### PROMPT
Go through the records and extract every line with the word "this".

### EXTRACTED INFORMATION
※ ※ ※
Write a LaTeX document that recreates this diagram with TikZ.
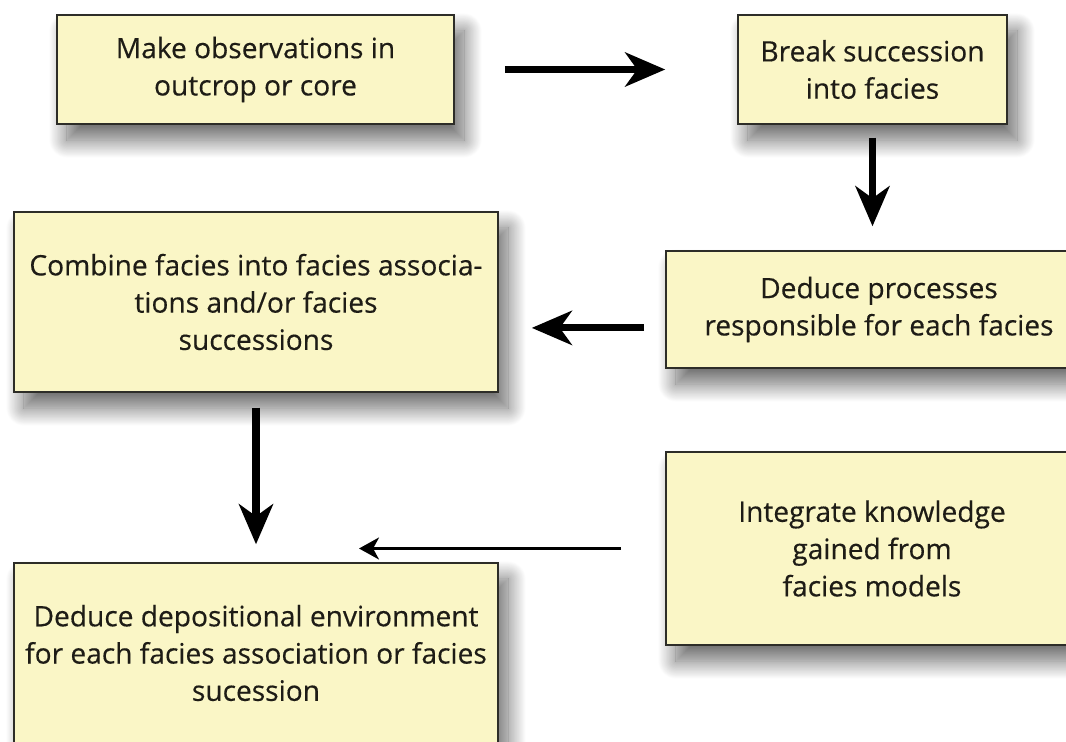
※ ※ ※
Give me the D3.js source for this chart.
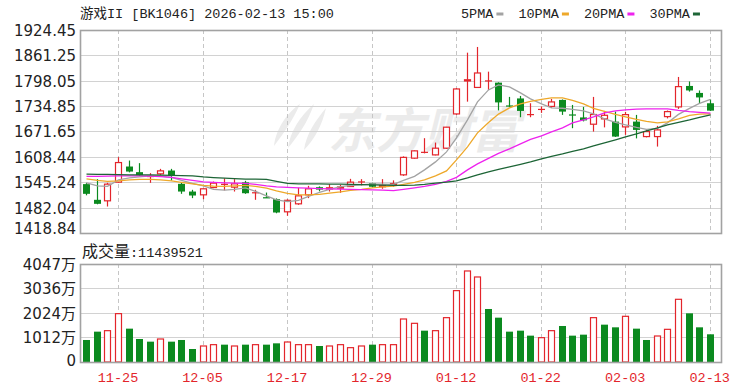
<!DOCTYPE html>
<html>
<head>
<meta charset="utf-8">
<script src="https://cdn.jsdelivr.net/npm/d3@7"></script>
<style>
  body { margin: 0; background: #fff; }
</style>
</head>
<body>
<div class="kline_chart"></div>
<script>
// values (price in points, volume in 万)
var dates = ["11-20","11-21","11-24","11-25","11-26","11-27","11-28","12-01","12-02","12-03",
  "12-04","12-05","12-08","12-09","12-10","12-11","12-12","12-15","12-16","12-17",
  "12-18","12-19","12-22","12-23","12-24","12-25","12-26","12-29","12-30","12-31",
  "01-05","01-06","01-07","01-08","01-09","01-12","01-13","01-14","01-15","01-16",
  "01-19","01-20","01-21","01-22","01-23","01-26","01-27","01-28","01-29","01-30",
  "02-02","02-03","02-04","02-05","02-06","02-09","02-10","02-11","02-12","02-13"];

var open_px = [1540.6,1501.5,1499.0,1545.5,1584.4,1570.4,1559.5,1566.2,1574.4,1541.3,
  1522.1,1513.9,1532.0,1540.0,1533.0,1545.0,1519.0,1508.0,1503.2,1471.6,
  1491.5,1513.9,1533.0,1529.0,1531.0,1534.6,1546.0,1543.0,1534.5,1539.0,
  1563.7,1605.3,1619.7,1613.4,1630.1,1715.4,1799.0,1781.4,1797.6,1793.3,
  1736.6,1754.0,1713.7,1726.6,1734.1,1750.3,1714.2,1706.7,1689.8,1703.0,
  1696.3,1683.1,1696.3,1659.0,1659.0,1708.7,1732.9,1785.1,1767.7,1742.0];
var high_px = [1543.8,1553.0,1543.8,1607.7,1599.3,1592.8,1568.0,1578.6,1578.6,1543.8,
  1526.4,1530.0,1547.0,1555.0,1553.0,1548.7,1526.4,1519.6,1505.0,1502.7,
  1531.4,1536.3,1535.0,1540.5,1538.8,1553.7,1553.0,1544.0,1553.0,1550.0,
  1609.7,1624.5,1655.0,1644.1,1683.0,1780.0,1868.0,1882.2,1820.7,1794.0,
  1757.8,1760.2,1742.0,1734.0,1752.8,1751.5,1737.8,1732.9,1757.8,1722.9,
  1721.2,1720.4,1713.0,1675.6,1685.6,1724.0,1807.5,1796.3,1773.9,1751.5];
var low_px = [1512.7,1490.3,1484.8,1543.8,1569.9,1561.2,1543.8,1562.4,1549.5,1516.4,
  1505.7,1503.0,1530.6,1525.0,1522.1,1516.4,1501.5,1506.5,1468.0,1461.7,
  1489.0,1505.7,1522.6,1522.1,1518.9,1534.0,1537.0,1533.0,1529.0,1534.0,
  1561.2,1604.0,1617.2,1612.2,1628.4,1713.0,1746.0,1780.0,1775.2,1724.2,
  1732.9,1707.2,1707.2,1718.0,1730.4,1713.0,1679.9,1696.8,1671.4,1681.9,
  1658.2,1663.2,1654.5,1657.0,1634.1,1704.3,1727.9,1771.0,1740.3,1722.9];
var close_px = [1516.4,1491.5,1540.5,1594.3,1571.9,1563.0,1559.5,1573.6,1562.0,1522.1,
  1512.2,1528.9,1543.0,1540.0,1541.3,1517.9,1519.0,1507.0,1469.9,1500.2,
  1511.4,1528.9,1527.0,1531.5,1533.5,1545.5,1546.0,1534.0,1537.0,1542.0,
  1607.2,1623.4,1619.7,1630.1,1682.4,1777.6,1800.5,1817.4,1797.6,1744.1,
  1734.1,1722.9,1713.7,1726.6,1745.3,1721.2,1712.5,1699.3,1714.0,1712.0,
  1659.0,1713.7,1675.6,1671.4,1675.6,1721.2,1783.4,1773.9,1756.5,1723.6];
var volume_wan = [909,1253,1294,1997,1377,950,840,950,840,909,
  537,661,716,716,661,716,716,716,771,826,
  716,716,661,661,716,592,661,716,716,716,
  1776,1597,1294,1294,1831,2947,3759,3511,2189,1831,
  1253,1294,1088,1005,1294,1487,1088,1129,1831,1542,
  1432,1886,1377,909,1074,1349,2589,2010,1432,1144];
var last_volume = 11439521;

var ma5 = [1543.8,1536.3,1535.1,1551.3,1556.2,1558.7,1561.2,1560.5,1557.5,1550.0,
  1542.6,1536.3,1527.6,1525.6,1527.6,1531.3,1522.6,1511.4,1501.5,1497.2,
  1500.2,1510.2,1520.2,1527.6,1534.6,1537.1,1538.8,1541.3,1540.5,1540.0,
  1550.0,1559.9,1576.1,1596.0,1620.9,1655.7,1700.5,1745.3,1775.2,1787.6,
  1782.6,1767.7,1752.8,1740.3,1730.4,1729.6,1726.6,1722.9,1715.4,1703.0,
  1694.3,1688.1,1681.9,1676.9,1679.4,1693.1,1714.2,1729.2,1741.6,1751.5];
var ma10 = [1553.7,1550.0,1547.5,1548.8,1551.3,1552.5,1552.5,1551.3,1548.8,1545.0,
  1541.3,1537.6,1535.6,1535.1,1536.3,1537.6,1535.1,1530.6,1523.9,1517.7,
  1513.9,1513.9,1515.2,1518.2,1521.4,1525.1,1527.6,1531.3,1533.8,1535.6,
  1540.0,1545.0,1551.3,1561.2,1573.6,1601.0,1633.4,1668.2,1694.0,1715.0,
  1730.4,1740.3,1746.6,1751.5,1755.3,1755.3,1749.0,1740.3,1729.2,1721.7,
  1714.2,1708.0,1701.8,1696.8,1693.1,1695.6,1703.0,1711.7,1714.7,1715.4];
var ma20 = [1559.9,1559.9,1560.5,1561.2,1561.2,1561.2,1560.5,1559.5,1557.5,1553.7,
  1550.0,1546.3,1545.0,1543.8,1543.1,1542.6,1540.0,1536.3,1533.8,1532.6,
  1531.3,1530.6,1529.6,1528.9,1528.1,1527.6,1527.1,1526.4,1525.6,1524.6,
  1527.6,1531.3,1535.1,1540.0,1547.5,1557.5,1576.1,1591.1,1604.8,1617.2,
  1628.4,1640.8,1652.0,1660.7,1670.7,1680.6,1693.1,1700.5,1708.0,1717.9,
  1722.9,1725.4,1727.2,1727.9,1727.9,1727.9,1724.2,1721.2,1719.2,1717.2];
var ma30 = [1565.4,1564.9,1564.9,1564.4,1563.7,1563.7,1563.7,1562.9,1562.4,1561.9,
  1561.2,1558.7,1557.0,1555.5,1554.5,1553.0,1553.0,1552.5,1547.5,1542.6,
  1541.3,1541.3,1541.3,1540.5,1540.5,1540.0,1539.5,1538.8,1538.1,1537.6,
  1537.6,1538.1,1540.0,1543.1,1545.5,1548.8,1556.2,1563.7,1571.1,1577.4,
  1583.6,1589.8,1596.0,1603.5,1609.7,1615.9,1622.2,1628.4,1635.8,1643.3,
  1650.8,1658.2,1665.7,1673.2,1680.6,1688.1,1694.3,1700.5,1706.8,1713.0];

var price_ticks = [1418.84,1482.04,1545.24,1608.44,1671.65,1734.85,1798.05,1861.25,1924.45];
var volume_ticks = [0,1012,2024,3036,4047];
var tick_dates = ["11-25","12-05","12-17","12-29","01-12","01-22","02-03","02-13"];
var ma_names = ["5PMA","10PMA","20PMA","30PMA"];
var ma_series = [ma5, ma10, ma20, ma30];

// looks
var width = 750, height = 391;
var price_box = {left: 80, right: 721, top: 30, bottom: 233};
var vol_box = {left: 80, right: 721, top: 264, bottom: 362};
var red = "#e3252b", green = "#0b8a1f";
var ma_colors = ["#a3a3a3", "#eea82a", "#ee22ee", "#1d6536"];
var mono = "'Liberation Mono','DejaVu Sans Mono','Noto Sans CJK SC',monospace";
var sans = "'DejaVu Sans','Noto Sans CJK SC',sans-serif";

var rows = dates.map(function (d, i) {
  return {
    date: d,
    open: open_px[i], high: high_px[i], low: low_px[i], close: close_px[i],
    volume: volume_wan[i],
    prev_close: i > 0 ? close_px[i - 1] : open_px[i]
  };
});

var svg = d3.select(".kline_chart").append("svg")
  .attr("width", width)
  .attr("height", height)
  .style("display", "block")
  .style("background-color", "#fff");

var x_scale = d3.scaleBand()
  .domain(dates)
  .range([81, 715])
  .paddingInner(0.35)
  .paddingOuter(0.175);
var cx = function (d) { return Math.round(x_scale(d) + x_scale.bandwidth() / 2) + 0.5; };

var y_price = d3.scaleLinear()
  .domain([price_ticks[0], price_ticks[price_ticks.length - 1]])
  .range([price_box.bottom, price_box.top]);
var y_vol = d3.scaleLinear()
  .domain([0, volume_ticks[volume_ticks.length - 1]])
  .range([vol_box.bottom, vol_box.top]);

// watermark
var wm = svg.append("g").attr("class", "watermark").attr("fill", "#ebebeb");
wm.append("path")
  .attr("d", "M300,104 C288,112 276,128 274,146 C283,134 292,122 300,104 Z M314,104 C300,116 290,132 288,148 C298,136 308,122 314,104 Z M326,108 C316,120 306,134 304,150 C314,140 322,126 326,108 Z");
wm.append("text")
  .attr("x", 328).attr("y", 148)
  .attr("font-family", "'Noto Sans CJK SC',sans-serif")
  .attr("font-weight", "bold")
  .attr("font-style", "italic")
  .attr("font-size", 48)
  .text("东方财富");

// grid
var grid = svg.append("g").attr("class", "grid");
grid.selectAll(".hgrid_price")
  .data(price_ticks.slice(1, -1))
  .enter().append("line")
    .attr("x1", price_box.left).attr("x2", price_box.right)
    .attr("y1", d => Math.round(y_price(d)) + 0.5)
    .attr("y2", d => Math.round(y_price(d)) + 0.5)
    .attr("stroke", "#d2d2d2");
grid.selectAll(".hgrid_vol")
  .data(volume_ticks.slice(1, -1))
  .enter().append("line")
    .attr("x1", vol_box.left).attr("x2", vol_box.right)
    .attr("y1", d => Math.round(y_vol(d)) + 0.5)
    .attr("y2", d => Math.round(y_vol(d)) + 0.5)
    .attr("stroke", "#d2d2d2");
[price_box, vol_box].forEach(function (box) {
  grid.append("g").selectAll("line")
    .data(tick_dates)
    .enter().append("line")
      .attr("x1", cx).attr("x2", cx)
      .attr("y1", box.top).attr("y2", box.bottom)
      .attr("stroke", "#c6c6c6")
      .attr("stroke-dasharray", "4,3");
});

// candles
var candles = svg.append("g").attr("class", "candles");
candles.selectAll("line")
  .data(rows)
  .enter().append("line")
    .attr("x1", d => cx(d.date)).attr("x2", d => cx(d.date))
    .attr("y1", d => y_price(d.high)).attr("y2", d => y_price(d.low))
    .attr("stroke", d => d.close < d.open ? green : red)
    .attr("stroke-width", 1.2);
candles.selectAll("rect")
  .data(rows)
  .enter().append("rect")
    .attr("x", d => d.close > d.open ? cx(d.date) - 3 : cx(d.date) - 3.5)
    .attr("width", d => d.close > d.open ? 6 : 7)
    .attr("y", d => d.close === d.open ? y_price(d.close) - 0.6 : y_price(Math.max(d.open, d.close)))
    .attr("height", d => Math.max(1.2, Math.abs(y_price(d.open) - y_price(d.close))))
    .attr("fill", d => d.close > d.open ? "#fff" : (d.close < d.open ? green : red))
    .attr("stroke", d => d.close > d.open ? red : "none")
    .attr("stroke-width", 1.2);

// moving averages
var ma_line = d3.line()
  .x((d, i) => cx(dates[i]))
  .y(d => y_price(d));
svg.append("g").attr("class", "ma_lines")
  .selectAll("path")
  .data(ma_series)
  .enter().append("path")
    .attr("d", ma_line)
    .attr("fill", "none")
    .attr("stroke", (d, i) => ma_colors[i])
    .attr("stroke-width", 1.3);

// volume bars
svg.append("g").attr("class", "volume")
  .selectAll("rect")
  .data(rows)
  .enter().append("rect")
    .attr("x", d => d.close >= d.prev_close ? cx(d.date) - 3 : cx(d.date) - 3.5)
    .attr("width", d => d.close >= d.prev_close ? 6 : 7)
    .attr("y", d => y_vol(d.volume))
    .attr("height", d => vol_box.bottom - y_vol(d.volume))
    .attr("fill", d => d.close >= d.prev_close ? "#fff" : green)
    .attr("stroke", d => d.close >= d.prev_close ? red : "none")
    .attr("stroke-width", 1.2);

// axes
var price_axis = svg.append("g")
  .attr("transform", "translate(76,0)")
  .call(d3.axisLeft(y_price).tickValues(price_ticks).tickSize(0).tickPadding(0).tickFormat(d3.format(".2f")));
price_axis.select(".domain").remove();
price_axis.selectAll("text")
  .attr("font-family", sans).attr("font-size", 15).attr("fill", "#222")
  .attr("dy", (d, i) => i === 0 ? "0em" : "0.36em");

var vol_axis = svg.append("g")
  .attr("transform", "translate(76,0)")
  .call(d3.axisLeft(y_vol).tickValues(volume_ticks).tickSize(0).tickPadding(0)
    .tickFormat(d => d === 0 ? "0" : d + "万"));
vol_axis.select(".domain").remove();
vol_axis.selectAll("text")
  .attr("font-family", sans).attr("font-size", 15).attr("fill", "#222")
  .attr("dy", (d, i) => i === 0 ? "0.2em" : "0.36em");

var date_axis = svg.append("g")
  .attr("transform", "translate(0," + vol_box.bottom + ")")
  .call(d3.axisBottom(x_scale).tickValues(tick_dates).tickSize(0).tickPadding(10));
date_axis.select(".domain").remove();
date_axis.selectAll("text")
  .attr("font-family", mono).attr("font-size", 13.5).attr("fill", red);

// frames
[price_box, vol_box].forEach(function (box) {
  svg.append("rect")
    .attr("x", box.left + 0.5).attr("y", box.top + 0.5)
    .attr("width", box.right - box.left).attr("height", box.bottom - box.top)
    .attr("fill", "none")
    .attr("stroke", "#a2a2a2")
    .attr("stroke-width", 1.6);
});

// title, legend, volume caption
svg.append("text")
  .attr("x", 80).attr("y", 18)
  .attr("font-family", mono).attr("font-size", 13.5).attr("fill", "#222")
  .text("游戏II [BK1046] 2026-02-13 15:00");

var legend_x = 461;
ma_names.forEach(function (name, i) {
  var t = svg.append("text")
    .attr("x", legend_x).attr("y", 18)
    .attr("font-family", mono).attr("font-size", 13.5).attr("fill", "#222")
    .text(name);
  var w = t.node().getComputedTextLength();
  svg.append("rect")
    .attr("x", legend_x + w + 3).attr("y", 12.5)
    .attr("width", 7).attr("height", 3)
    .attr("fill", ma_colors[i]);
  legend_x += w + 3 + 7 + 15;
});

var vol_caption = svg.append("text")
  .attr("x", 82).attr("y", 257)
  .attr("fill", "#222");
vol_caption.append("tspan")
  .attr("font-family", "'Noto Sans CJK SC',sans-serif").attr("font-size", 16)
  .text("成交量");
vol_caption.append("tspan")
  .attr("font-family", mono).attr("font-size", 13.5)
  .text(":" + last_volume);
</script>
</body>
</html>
※ ※ ※
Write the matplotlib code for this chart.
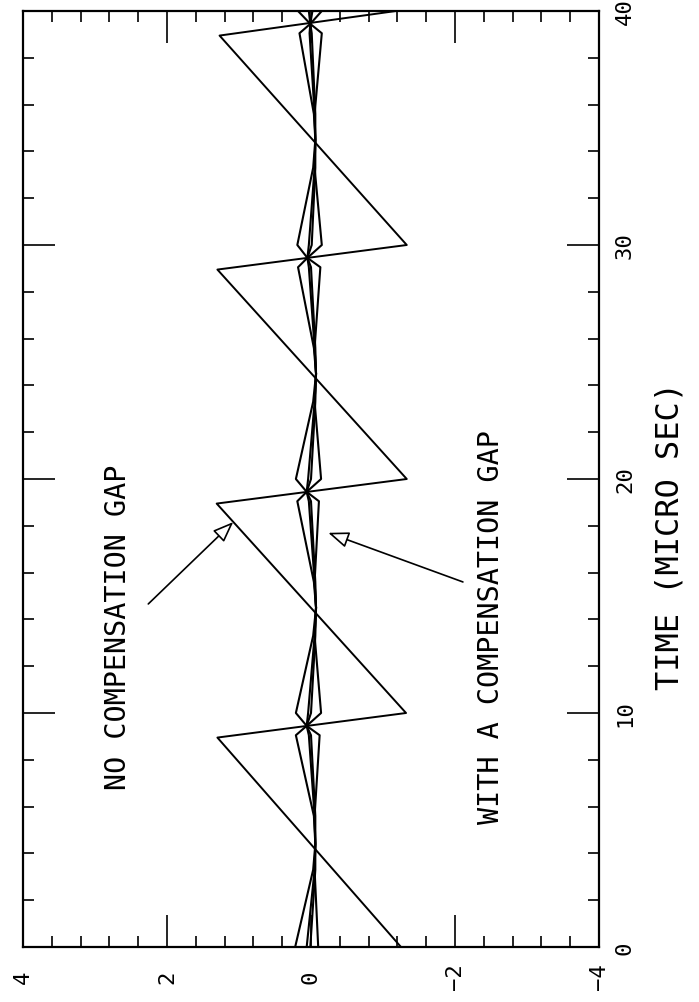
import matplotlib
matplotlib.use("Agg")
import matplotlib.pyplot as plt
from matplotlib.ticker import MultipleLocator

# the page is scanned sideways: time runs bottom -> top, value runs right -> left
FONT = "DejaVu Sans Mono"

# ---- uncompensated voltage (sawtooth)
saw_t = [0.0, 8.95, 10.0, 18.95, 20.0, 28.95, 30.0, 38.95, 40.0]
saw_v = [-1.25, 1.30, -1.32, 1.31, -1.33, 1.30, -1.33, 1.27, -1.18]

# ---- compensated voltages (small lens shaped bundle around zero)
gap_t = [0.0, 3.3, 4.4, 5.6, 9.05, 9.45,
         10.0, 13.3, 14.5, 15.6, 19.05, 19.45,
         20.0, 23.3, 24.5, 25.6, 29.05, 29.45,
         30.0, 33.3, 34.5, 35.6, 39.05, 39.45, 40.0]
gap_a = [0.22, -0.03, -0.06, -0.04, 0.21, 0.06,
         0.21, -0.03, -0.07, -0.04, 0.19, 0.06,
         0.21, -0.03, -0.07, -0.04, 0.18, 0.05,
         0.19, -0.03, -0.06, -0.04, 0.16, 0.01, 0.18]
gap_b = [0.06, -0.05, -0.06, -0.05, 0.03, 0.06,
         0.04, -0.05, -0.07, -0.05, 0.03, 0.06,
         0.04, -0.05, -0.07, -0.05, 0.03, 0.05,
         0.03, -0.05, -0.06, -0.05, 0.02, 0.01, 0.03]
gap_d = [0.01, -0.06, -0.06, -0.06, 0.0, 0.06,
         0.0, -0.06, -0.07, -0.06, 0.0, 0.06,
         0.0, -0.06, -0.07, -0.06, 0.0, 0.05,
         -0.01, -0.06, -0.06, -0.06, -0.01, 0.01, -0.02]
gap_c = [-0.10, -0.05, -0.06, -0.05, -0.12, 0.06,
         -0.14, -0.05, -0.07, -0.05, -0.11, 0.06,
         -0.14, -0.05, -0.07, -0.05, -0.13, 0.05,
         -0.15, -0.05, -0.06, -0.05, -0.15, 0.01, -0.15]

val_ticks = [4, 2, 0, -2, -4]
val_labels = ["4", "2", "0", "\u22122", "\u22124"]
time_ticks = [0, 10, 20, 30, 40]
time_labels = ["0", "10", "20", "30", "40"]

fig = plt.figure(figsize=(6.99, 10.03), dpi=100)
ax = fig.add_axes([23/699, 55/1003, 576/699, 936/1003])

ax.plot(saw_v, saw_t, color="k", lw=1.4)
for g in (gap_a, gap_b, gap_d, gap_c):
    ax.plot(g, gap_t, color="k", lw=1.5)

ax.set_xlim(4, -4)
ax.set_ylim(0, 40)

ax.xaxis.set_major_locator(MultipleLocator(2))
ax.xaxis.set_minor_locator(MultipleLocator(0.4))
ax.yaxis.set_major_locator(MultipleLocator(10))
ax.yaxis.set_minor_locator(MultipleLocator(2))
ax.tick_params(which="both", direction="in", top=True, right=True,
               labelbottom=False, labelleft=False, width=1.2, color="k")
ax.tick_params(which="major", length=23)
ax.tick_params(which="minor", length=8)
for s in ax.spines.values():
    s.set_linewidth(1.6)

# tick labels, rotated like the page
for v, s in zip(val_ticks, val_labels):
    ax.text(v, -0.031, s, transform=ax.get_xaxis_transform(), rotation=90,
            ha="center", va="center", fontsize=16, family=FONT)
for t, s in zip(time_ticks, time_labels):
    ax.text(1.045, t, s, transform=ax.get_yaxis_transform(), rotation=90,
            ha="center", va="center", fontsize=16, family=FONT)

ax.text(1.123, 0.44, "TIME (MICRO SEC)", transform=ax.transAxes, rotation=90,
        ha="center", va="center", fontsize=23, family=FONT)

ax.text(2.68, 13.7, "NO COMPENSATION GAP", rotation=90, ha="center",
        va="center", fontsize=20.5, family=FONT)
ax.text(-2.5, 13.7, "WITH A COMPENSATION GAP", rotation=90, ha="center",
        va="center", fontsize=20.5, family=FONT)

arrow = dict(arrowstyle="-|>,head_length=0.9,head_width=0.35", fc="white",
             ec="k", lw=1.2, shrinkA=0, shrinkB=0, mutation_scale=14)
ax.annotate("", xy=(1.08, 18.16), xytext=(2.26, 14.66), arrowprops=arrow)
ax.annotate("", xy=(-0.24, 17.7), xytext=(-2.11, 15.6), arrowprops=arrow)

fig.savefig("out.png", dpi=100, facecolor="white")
※ ※ ※
### SOLUTION TO THE PROBLEM
Write a LaTeX document that recreates this diagram with TikZ.
Give me the D3.js source for this chart.
Write the matplotlib code for this chart.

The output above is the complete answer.